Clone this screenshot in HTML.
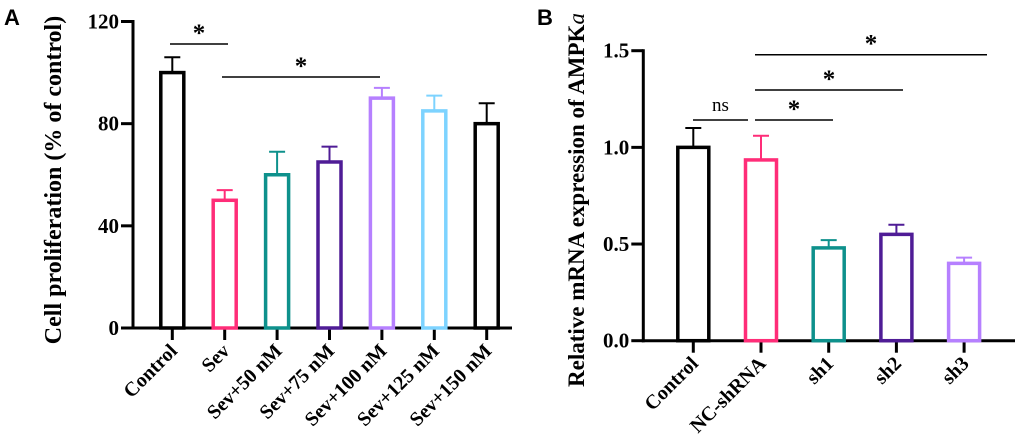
<!DOCTYPE html>
<html><head><meta charset="utf-8"><style>
body{margin:0;background:#fff;width:1020px;height:441px;overflow:hidden}
svg{display:block}
</style></head><body>
<svg id="chart" width="1020" height="441"></svg>
<script>
const catsA=["Control","Sev","Sev+50 nM","Sev+75 nM","Sev+100 nM","Sev+125 nM","Sev+150 nM"];
const valsA=[100,50,60,65,90,85,80];
const errA=[6,4,9,6,4,6,8];
const colorsA=["#000","#ff2d78","#0e918c","#4f1c96","#b680ff","#7dd3ff","#000"];
const ticksA=[0,40,80,120];
const catsB=["Control","NC-shRNA","sh1","sh2","sh3"];
const valsB=[1.0,0.935,0.48,0.55,0.40];
const errB=[0.10,0.125,0.04,0.05,0.03];
const colorsB=["#000","#ff2d78","#0e918c","#4f1c96","#b680ff"];
const ticksB=[0,0.5,1.0,1.5];
const tickLabelsB=["0.0","0.5","1.0","1.5"];

const svg=document.getElementById('chart');
const NS="http://www.w3.org/2000/svg";
const SERIF='font-family:"Liberation Serif",serif;font-weight:bold;';
function mk(tag,attrs,parent){const e=document.createElementNS(NS,tag);for(const k in attrs)e.setAttribute(k,attrs[k]);(parent||svg).appendChild(e);return e;}

function panel(cfg){
  const g=mk('g',{});
  
  
  const y=v=>cfg.y0-(v-cfg.ymin)/(cfg.ymax-cfg.ymin)*(cfg.y0-cfg.y1);
  const x=i=>cfg.xs+i*cfg.step;
  const ya=mk('line',{x1:cfg.ax,y1:y(cfg.ymax)-1.5,x2:cfg.ax,y2:cfg.y0+1.5,stroke:'#000','stroke-width':3},g);
  
  const xa=mk('line',{x1:cfg.ax-1.5,y1:cfg.y0,x2:cfg.xend,y2:cfg.y0,stroke:'#000','stroke-width':3},g);
  
  cfg.ticks.forEach((t,i)=>{
    mk('line',{x1:cfg.ax-12,y1:y(t),x2:cfg.ax,y2:y(t),stroke:'#000','stroke-width':3},g);
    const tl=mk('text',{x:cfg.ax-14,y:y(t)+7,'text-anchor':'end',style:SERIF+'font-size:21px'},g);
    tl.textContent=cfg.tickLabels?cfg.tickLabels[i]:t;
    
  });
  cfg.cats.forEach((c,i)=>{
    const cx=x(i);
    mk('line',{x1:cx,y1:cfg.y0,x2:cx,y2:cfg.y0+12,stroke:'#000','stroke-width':3},g);
    const top=y(cfg.vals[i]), et=y(cfg.vals[i]+cfg.err[i]);
    mk('line',{x1:cx,y1:top,x2:cx,y2:et,stroke:cfg.colors[i],'stroke-width':2},g);
    mk('line',{x1:cx-8,y1:et,x2:cx+8,y2:et,stroke:cfg.colors[i],'stroke-width':2},g);
    const b=mk('rect',{x:cx-cfg.bw/2,y:top,width:cfg.bw,height:cfg.y0-top,fill:'#fff',stroke:cfg.colors[i],'stroke-width':3.5},g);
    
    
    const tx=cx+6,ty=cfg.y0+24;
    const l=mk('text',{x:tx,y:ty,'text-anchor':'end',style:SERIF+'font-size:20px',transform:`rotate(-45 ${tx} ${ty})`},g);
    l.textContent=c;
    
  });
  cfg.sig.forEach(s=>{
    mk('line',{x1:s[0],y1:s[1],x2:s[2],y2:s[1],stroke:'#000','stroke-width':1.5},g);
    const ns=s[3]==='ns';
    const t=mk('text',{x:(s[0]+s[2])/2,y:s[1]-(ns?9:3),'text-anchor':'middle',
      style:'font-family:"Liberation Serif",serif;'+(ns?'font-weight:normal;font-size:19px':'font-weight:bold;font-size:25px')},g);
    t.textContent=s[3];
    
  });
  const yt=mk('text',{x:cfg.titleX,y:cfg.titleY,'text-anchor':'middle',style:SERIF+'font-size:'+cfg.titleSize+'px',transform:`rotate(-90 ${cfg.titleX} ${cfg.titleY})`},g);
  yt.innerHTML=cfg.title;
  
  const pl=mk('text',{x:cfg.lx,y:25,style:'font-family:"Liberation Sans",sans-serif;font-weight:bold;font-size:22px'},g);
  pl.textContent=cfg.letter;
  
}

panel({name:'panel-a',cats:catsA,vals:valsA,err:errA,colors:colorsA,ticks:ticksA,ymin:0,ymax:120,
  y0:328,y1:21.5,ax:133,xend:512,xs:172.3,step:52.4,bw:23,
  sig:[[170,44,228,'*'],[222,77,380,'*']],
  title:'Cell proliferation (% of control)',titleSize:24,titleX:61,titleY:180,lx:4,letter:'A'});
panel({name:'panel-b',cats:catsB,vals:valsB,err:errB,colors:colorsB,ticks:ticksB,tickLabels:tickLabelsB,ymin:0,ymax:1.5,
  y0:340.7,y1:50.7,ax:643.3,xend:1015,xs:693.3,step:67.7,bw:31,
  sig:[[693,120,748,'ns'],[755,120,833,'*'],[755,90,903,'*'],[755,54.7,987,'*']],
  title:'Relative mRNA expression of AMPK<tspan font-style="italic" style="font-weight:normal">a</tspan>',titleSize:23,titleX:584,titleY:200,lx:537,letter:'B'});
</script>
</body></html>
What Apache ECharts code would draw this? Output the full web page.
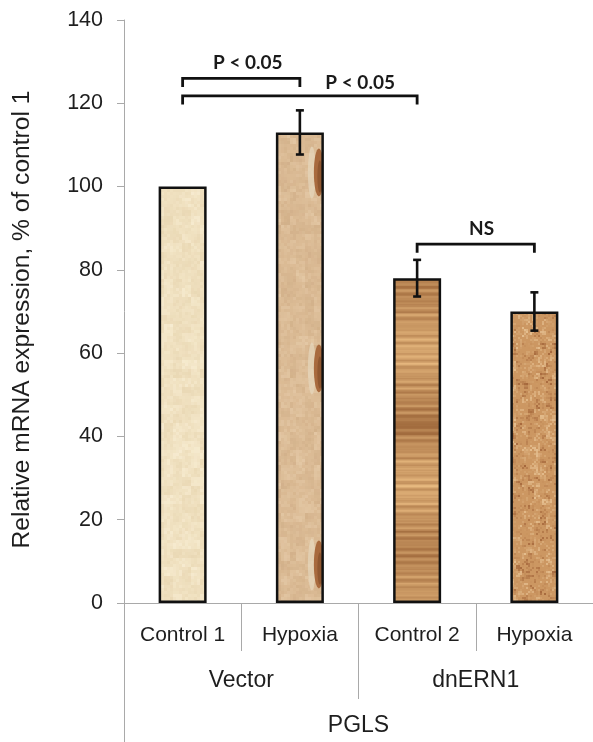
<!DOCTYPE html>
<html><head><meta charset="utf-8">
<script src="https://cdn.jsdelivr.net/npm/echarts@6/dist/echarts.min.js"></script>
<style>html,body{margin:0;padding:0;background:#fff}#c{width:593px;height:742px}</style>
</head><body><div id="c"></div>
<script>
// ---- data ----
const categories = ['Control 1', 'Hypoxia', 'Control 2', 'Hypoxia'];
const groups = ['Vector', 'dnERN1'];
const outerGroup = ['PGLS'];
const values = [100, 113, 78, 70];
const errors = [0, 5.3, 4.4, 4.6];
const yMin = 0, yMax = 140, yInterval = 20;
const yTitle = 'Relative mRNA expression, % of control 1';
const bracketFrom = [0, 0, 2];
const bracketTo = [1, 2, 3];
const bracketY = [126, 121.8, 86.2];
const bracketLabels = ['P < 0.05', 'P < 0.05', 'NS'];
const bracketLabelY = [129.7, 124.9, 89.8];
const bracketLabelPos = [0.556, 0.757, 0.55];

// ---- style ----
const legDrop = 2.1;
const axisGrey = '#a9a9a9';
const textColor = '#1e1e1e';
const baseColors = ['#f0e1c0', '#dbbb95', '#d6a068', '#cc9762'];
const FF = '"Liberation Sans", Arial, sans-serif';

function hash(x, y) {
  const h = Math.sin(x * 127.1 + y * 311.7) * 43758.5453;
  return h - Math.floor(h);
}

const chart = echarts.init(document.getElementById('c'), null, {renderer: 'canvas'});

function makeTexture(i, x0, x1, y0, y1) {
  const c = document.createElement('canvas');
  c.width = 593; c.height = 742;
  const ctx = c.getContext('2d');
  ctx.fillStyle = baseColors[i];
  ctx.fillRect(0, 0, 593, 742);
  const X0 = Math.floor(x0), X1 = Math.ceil(x1), Y0 = Math.floor(y0), Y1 = Math.ceil(y1);
  if (i === 0) {
    for (let y = Y0; y < Y1; y += 3) for (let x = X0; x < X1; x += 3) {
      const n = hash(Math.floor(x / 9), Math.floor(y / 9)) * 0.6 + hash(x, y) * 0.4;
      ctx.fillStyle = n > 0.5 ? 'rgba(255,248,228,' + ((n - 0.5) * 0.9) + ')' : 'rgba(205,178,130,' + ((0.5 - n) * 0.4) + ')';
      ctx.fillRect(x, y, 3, 3);
    }
  } else if (i === 1) {
    for (let y = Y0; y < Y1; y += 3) for (let x = X0; x < X1; x += 3) {
      const n = hash(Math.floor(x / 8) + 3, Math.floor(y / 8)) * 0.6 + hash(x + 1, y) * 0.4;
      ctx.fillStyle = n > 0.5 ? 'rgba(240,218,188,' + ((n - 0.5) * 0.8) + ')' : 'rgba(180,140,100,' + ((0.5 - n) * 0.45) + ')';
      ctx.fillRect(x, y, 3, 3);
    }
    for (let k = 0; k < 3; k++) {
      const cy = y0 + 40 + k * 196;
      ctx.fillStyle = 'rgba(230,215,190,0.7)';
      ctx.beginPath();
      ctx.ellipse(x1 - 12, cy, 4, 26, 0, 0, Math.PI * 2);
      ctx.fill();
      ctx.fillStyle = '#a86a3e';
      ctx.beginPath();
      ctx.ellipse(x1 - 5, cy, 5, 24, 0, 0, Math.PI * 2);
      ctx.fill();
      ctx.fillStyle = 'rgba(120,70,35,0.5)';
      ctx.beginPath();
      ctx.ellipse(x1 - 4, cy + 4, 2.5, 16, 0, 0, Math.PI * 2);
      ctx.fill();
    }
  } else if (i === 2) {
    for (let y = Y0; y < Y1; y++) {
      const t = y - Y0;
      let s = 0.5 + 0.25 * Math.sin(t * 0.9) * Math.sin(t * 0.13) + 0.2 * Math.sin(t * 0.047 + 1.3);
      s += 0.25 * Math.exp(-Math.pow((t - 148) / 10, 2));
      s += 0.15 * (hash(t, 7) - 0.5);
      s = Math.max(0, Math.min(1, s));
      const r = Math.round(232 - 70 * s), g = Math.round(186 - 78 * s), b = Math.round(128 - 66 * s);
      ctx.fillStyle = 'rgb(' + r + ',' + g + ',' + b + ')';
      ctx.fillRect(X0, y, X1 - X0, 1);
    }
  } else {
    for (let y = Y0; y < Y1; y += 2) for (let x = X0; x < X1; x += 2) {
      const n = hash(Math.floor(x / 6) + 11, Math.floor(y / 6)) * 0.5 + hash(x + 5, y + 3) * 0.5;
      if (n > 0.62) ctx.fillStyle = 'rgba(238,205,160,' + ((n - 0.62) * 2) + ')';
      else if (n < 0.35) ctx.fillStyle = 'rgba(150,85,45,' + ((0.35 - n) * 2.2) + ')';
      else continue;
      ctx.fillRect(x, y, 2, 2);
    }
  }
  return c;
}

const barData = values.map((v, i) => ({value: v, itemStyle: {color: baseColors[i]}}));
const errData = values.map((v, i) => [i, v, errors[i]]);
const brData = bracketFrom.map((f, i) => [f, bracketTo[i], bracketY[i], bracketLabelPos[i], bracketLabelY[i]]);

const option = {
  animation: false,
  backgroundColor: '#fff',
  grid: {left: 124, right: 0, top: 20, bottom: 139},
  xAxis: [
    {
      type: 'category', data: categories, position: 'bottom', gridIndex: 0,
      axisLine: {show: true, lineStyle: {color: axisGrey, width: 1}},
      axisTick: {show: true, length: 48, interval: 0, lineStyle: {color: axisGrey}},
      axisLabel: {interval: 0, margin: 22, fontSize: 21, color: textColor, fontFamily: FF}
    },
    {
      type: 'category', data: groups, position: 'bottom', gridIndex: 0,
      axisLine: {show: false},
      axisTick: {show: true, length: 96, interval: 0, lineStyle: {color: axisGrey}},
      axisLabel: {interval: 0, margin: 66, fontSize: 23, color: textColor, fontFamily: FF}
    },
    {
      type: 'category', data: outerGroup, position: 'bottom', gridIndex: 0,
      axisLine: {show: false},
      axisTick: {show: true, length: 139, interval: 0, lineStyle: {color: axisGrey}},
      axisLabel: {interval: 0, margin: 111, fontSize: 23, color: textColor, fontFamily: FF}
    }
  ],
  yAxis: {
    type: 'value', min: yMin, max: yMax, interval: yInterval,
    name: yTitle, nameLocation: 'middle', nameGap: 89, nameRotate: 90,
    nameTextStyle: {fontSize: 24.6, color: textColor, fontFamily: FF, padding: [0, 16, 0, 0]},
    axisLine: {show: true, lineStyle: {color: axisGrey, width: 1}},
    axisTick: {show: true, length: 7, lineStyle: {color: axisGrey}},
    axisLabel: {margin: 21, fontSize: 21.5, color: textColor, fontFamily: FF},
    splitLine: {show: false}
  },
  series: [
    {
      type: 'bar', xAxisIndex: 0, data: barData, barWidth: 48,
      itemStyle: {borderColor: '#111', borderWidth: 2.5}
    },
    {
      type: 'custom', xAxisIndex: 0, data: errData, z: 5,
      renderItem: function (params, api) {
        const i = api.value(0), v = api.value(1), e = api.value(2);
        if (!e) return null;
        const t = api.coord([i, v + e]), b = api.coord([i, v - e]);
        const cw = 4;
        const st = {stroke: '#111', lineWidth: 2.6};
        return {type: 'group', children: [
          {type: 'line', shape: {x1: t[0], y1: t[1], x2: b[0], y2: b[1]}, style: st},
          {type: 'line', shape: {x1: t[0] - cw, y1: t[1], x2: t[0] + cw, y2: t[1]}, style: st},
          {type: 'line', shape: {x1: b[0] - cw, y1: b[1], x2: b[0] + cw, y2: b[1]}, style: st}
        ]};
      }
    },
    {
      type: 'custom', xAxisIndex: 0, data: brData, z: 6, clip: false,
      renderItem: function (params, api) {
        const f = api.value(0), to = api.value(1), y = api.value(2), lp = api.value(3), ly = api.value(4);
        const p1 = api.coord([f, y]), p2 = api.coord([to, y]), d = api.coord([f, y - legDrop]);
        const lx = p1[0] + (p2[0] - p1[0]) * lp;
        const lyy = api.coord([f, ly])[1];
        return {type: 'group', children: [
          {type: 'polyline', shape: {points: [[p1[0], d[1]], [p1[0], p1[1]], [p2[0], p1[1]], [p2[0], d[1]]]},
           style: {stroke: '#111', lineWidth: 2.8, fill: null}},
          {type: 'text', x: lx, y: lyy, style: {text: bracketLabels[params.dataIndex], align: 'center', verticalAlign: 'middle',
           font: 'bold 19px Lato, "Liberation Sans", sans-serif', fill: '#1a1a1a'}}
        ]};
      }
    }
  ]
};
chart.setOption(option);

// build textures from the laid-out bars
const newData = values.map((v, i) => {
  const top = chart.convertToPixel({seriesIndex: 0}, [i, v]);
  const base = chart.convertToPixel({seriesIndex: 0}, [i, 0]);
  const half = 24;
  const tex = makeTexture(i, top[0] - half, top[0] + half, top[1], base[1]);
  return {value: v, itemStyle: {color: {image: tex, repeat: 'no-repeat'}}};
});
chart.setOption({series: [{data: newData}]});
</script>
</body></html>
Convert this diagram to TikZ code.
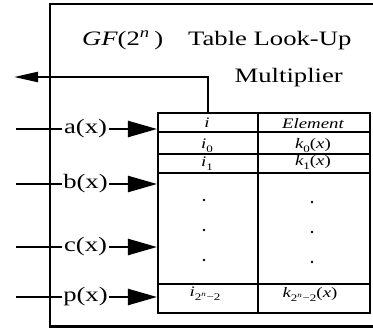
\documentclass[tikz,border=0pt]{standalone}
\usepackage{fontspec}
\setmainfont{Liberation Serif}
\usepackage{graphicx}
\usetikzlibrary{arrows.meta}
\newcommand\hs[1]{\scalebox{1.3}[1]{#1}}
\newcommand\subt[1]{\raisebox{-4bp}{\fontsize{10bp}{10bp}\selectfont #1}}
\begin{document}
\begin{tikzpicture}[x=1bp,y=-1bp,
  cell/.style={draw, line width=2.3bp, inner sep=0, anchor=north west},
  big/.style={font=\fontsize{20.5bp}{24bp}\selectfont, inner sep=0},
  small/.style={font=\fontsize{14.5bp}{16bp}\selectfont, inner sep=0},
  lab/.style={font=\fontsize{20.5bp}{24bp}\selectfont, inner sep=1.5bp},
  wire/.style={line width=2.3bp},
  inarrow/.style={line width=2.3bp, -{Triangle[length=29bp,width=16bp]}},
  outarrow/.style={line width=2.3bp, -{Triangle[length=24bp,width=10bp]}},
  dot/.style={fill=black}
]
\useasboundingbox (0,0) rectangle (373,329);
% outer frame (right side beyond picture)
\draw[wire] (375,4) -- (50,4) -- (50,326.5) -- (375,326.5);
% title
\node[big, anchor=base west] (gf) at (82,45) {\hs{\itshape GF\upshape(2\textsuperscript{\itshape n}\,)}};
\node[big, anchor=base west] (tl) at (188,45) {\hs{Table Look-Up}};
\node[big, anchor=base east] (mu) at (343,82) {\hs{Multiplier}};
% table cells
\node[cell, minimum width=100bp, minimum height=19bp] (hi) at (157,112) {};
\node[cell, minimum width=112bp, minimum height=19bp] (he) at (257,112) {};
\node[cell, minimum width=100bp, minimum height=22bp] (r0i) at (157,131) {};
\node[cell, minimum width=112bp, minimum height=22bp] (r0k) at (257,131) {};
\node[cell, minimum width=100bp, minimum height=19bp] (r1i) at (157,153) {};
\node[cell, minimum width=112bp, minimum height=19bp] (r1k) at (257,153) {};
\node[cell, minimum width=100bp, minimum height=111bp] (rdi) at (157,172) {};
\node[cell, minimum width=112bp, minimum height=111bp] (rdk) at (257,172) {};
\node[cell, minimum width=100bp, minimum height=29bp] (rli) at (157,283) {};
\node[cell, minimum width=112bp, minimum height=29bp] (rlk) at (257,283) {};
% table texts
\node[small, anchor=base] (ti) at (207,127) {\hs{\itshape i}};
\node[small, anchor=base] (te) at (313,128) {\hs{\itshape Element}};
\node[small, anchor=base] (t0i) at (207,148) {\hs{\itshape i\upshape\subt{0}}};
\node[small, anchor=base] (t0k) at (313,148) {\hs{\itshape k\upshape\subt{0}(\itshape x\upshape)}};
\node[small, anchor=base] (t1i) at (207,166) {\hs{\itshape i\upshape\subt{1}}};
\node[small, anchor=base] (t1k) at (313,165) {\hs{\itshape k\upshape\subt{1}(\itshape x\upshape)}};
\node[small, anchor=base] (tli) at (205,296) {\hs{\itshape i\upshape\subt{2\textsuperscript{\itshape n}\upshape−2}}};
\node[small, anchor=base] (tlk) at (310,297) {\hs{\itshape k\upshape\subt{2\textsuperscript{\itshape n}\upshape−2}(\itshape x\upshape)}};
% dots
\foreach \yy in {200,230,260} {
  \fill[dot] (204,\yy) circle (1.3bp);
  \fill[dot] (312,\yy+2) circle (1.3bp);
}
% output
\coordinate (outend) at (14,77);
\draw[outarrow] (hi.north) |- (outend);
% inputs
\coordinate (as) at (16,129);
\coordinate (at) at (157,129);
\node[lab] (a) at (85.5,129) {\hs{a(x)}};
\draw[wire] (as) -- (a);
\draw[inarrow] (a) -- (at);
\coordinate (bs) at (16,184);
\coordinate (bt) at (157,184);
\node[lab] (b) at (85.5,184) {\hs{b(x)}};
\draw[wire] (bs) -- (b);
\draw[inarrow] (b) -- (bt);
\coordinate (cs) at (16,247);
\coordinate (ct) at (157,247);
\node[lab] (c) at (85.5,247) {\hs{c(x)}};
\draw[wire] (cs) -- (c);
\draw[inarrow] (c) -- (ct);
\coordinate (ps) at (16,297);
\coordinate (pt) at (157,297);
\node[lab] (p) at (85.5,297) {\hs{p(x)}};
\draw[wire] (ps) -- (p);
\draw[inarrow] (p) -- (pt);
\end{tikzpicture}
\end{document}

Written request: Which lines contain the word "draw"? Copy each one.

Answer:
What Apache ECharts code would draw this? Output the full web page.
  cell/.style={draw, line width=2.3bp, inner sep=0, anchor=north west},
\draw[wire] (375,4) -- (50,4) -- (50,326.5) -- (375,326.5);
\draw[outarrow] (hi.north) |- (outend);
\draw[wire] (as) -- (a);
\draw[inarrow] (a) -- (at);
\draw[wire] (bs) -- (b);
\draw[inarrow] (b) -- (bt);
\draw[wire] (cs) -- (c);
\draw[inarrow] (c) -- (ct);
\draw[wire] (ps) -- (p);
\draw[inarrow] (p) -- (pt);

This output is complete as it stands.